Cary diPetro writes from a similar point of view but offers his own 
"take" on the possibilities for moving forward. He writes: "Presentism, 
I would argue, needs to refine, qualify and make explicit its commitment 
to the continuing presence of the Shakespeare play. But what exactly 
does this mean, and how would this commitment take shape in a 'critical' 
practice?" This is a very good question. Arguing that my own 
formulations in the original post might create the impression that 
presentism would amount to a simple revival of 1980s new historicism and 
cultural materialism, he advocates a turn to the idea of a materialist 
aesthetic, to a sense of Shakespeare's plays as works of art that, as 
Ewan Fernie has put it, re-invent themselves with every new reading and 
performance as works of the "now." This is a point I would heartily 
endorse myself, and I am happy that he brings it up here. Similarly, his 
fruitful encounter with Fredric Jameson's wide-ranging discussion of 
historicism in The Political Unconscious is, I believe, a highly 
promising one and deserves further discussion. By defining an 
inescapable need for the critic of the past to negotiate with both past 
and present, Jameson as interpreted here by DiPietro offers a model for 
dealing with Shakespeare that I believe almost all practicing 
Presentists would endorse, but which has perhaps not been as well 
articulated as it is here. So thanks very much to Cary DiPietro.

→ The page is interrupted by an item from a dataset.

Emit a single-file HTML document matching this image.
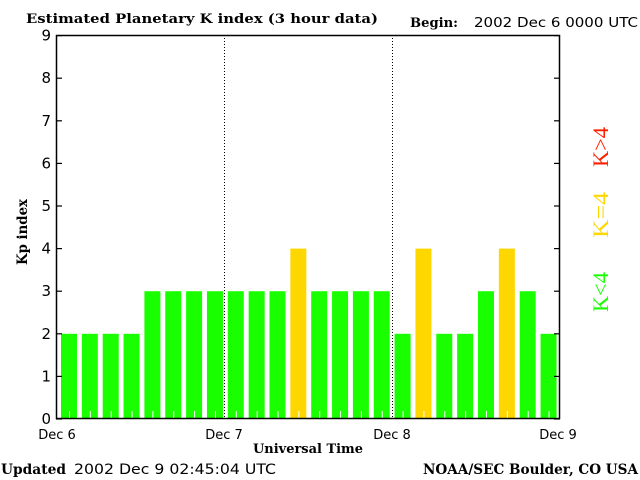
<!DOCTYPE html>
<html><head><style>
html,body{margin:0;padding:0;background:#fff;}
svg{display:block;}
.s{font-family:"DejaVu Serif","Liberation Serif",serif;font-weight:bold;}
.n{font-family:"DejaVu Sans","Liberation Sans",sans-serif;}
</style></head><body>
<svg width="640" height="480" xmlns="http://www.w3.org/2000/svg">
<rect width="640" height="480" fill="#fff"/>
<text x="26" y="23" class="s" font-size="13" textLength="352" lengthAdjust="spacingAndGlyphs">Estimated Planetary K index (3 hour data)</text>
<text x="410" y="27" class="s" font-size="13" textLength="48" lengthAdjust="spacingAndGlyphs">Begin:</text>
<text x="474" y="27" class="n" font-size="13" textLength="164" lengthAdjust="spacingAndGlyphs">2002 Dec 6 0000 UTC</text>
<g id="bars"></g>
<line x1="224.5" y1="35" x2="224.5" y2="419" stroke="#000" stroke-dasharray="1,2"/>
<line x1="392.5" y1="35" x2="392.5" y2="419" stroke="#000" stroke-dasharray="1,2"/>
<rect x="56.5" y="35.5" width="503" height="383" fill="none" stroke="#000" stroke-width="1.5"/>
<g id="ticks" stroke="#000" stroke-width="1.2"></g>
<g class="n" font-size="15" text-anchor="end" id="ylab"></g>
<text transform="translate(27,265) rotate(-90)" class="s" font-size="14" textLength="66" lengthAdjust="spacingAndGlyphs">Kp index</text>
<g class="n" font-size="13" text-anchor="middle">
<text x="57" y="439">Dec 6</text>
<text x="224" y="439">Dec 7</text>
<text x="392" y="439">Dec 8</text>
<text x="558" y="439">Dec 9</text>
</g>
<text x="253" y="453" class="s" font-size="13" textLength="110" lengthAdjust="spacingAndGlyphs">Universal Time</text>
<text x="1" y="474" class="s" font-size="14" textLength="65" lengthAdjust="spacingAndGlyphs">Updated</text>
<text x="74" y="474" class="n" font-size="14" textLength="202" lengthAdjust="spacingAndGlyphs">2002 Dec  9 02:45:04 UTC</text>
<text x="423" y="474" class="s" font-size="14" textLength="215" lengthAdjust="spacingAndGlyphs">NOAA/SEC Boulder, CO USA</text>
<g font-family="Liberation Serif,serif" font-size="22">
<text transform="translate(608,312) rotate(-90)" fill="#1aff00" textLength="40" lengthAdjust="spacingAndGlyphs">K&lt;4</text>
<text transform="translate(608,238) rotate(-90)" fill="#ffd700" textLength="46" lengthAdjust="spacingAndGlyphs">K=4</text>
<text transform="translate(608,167) rotate(-90)" fill="#ff2000" textLength="40" lengthAdjust="spacingAndGlyphs">K&gt;4</text>
</g>
</svg>
<script>
var v=[2,2,2,2,3,3,3,3,3,3,3,4,3,3,3,3,2,4,2,2,3,4,3,2];
var ns="http://www.w3.org/2000/svg",g=document.getElementById('bars');
v.forEach(function(k,i){var x=61+i*20.85,h=k*42.6;
var r=document.createElementNS(ns,'rect');r.setAttribute('x',x);r.setAttribute('y',419-h);r.setAttribute('width',16);r.setAttribute('height',h);r.setAttribute('fill',k==4?'#ffd700':'#1aff00');g.appendChild(r);
var l=document.createElementNS(ns,'line');l.setAttribute('x1',x+8.5);l.setAttribute('x2',x+8.5);l.setAttribute('y1',411);l.setAttribute('y2',419);l.setAttribute('stroke','#fff');g.appendChild(l);});
var t=document.getElementById('ticks'),yl=document.getElementById('ylab');
for(var k=0;k<=9;k++){var y=419-k*42.6;
[[56,62],[554,560]].forEach(function(p){var l=document.createElementNS(ns,'line');l.setAttribute('x1',p[0]);l.setAttribute('x2',p[1]);l.setAttribute('y1',y);l.setAttribute('y2',y);t.appendChild(l);});
var tx=document.createElementNS(ns,'text');tx.setAttribute('x',51);tx.setAttribute('y',y+5);tx.textContent=k;yl.appendChild(tx);}
</script>
</body></html>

I'm wondering if this week's contributors might wish to address some of 
the points he raises, particularly the critique of earlier cultural 
materialism and new historicism as insufficiently aesthetic and 
insufficiently committed to identifying the qualities of Shakespeare and 
related early modern texts that make them meaningful in our times. And 
perhaps the many critics of the entire enterprise of presentism among us 
might wish to weigh in with reasoned statements that try to identify the 
problems and issues with this approach. Lastly, I hope we can hear from 
those with specific ideas about the development of a presentist approach 
that have not been discussed so far.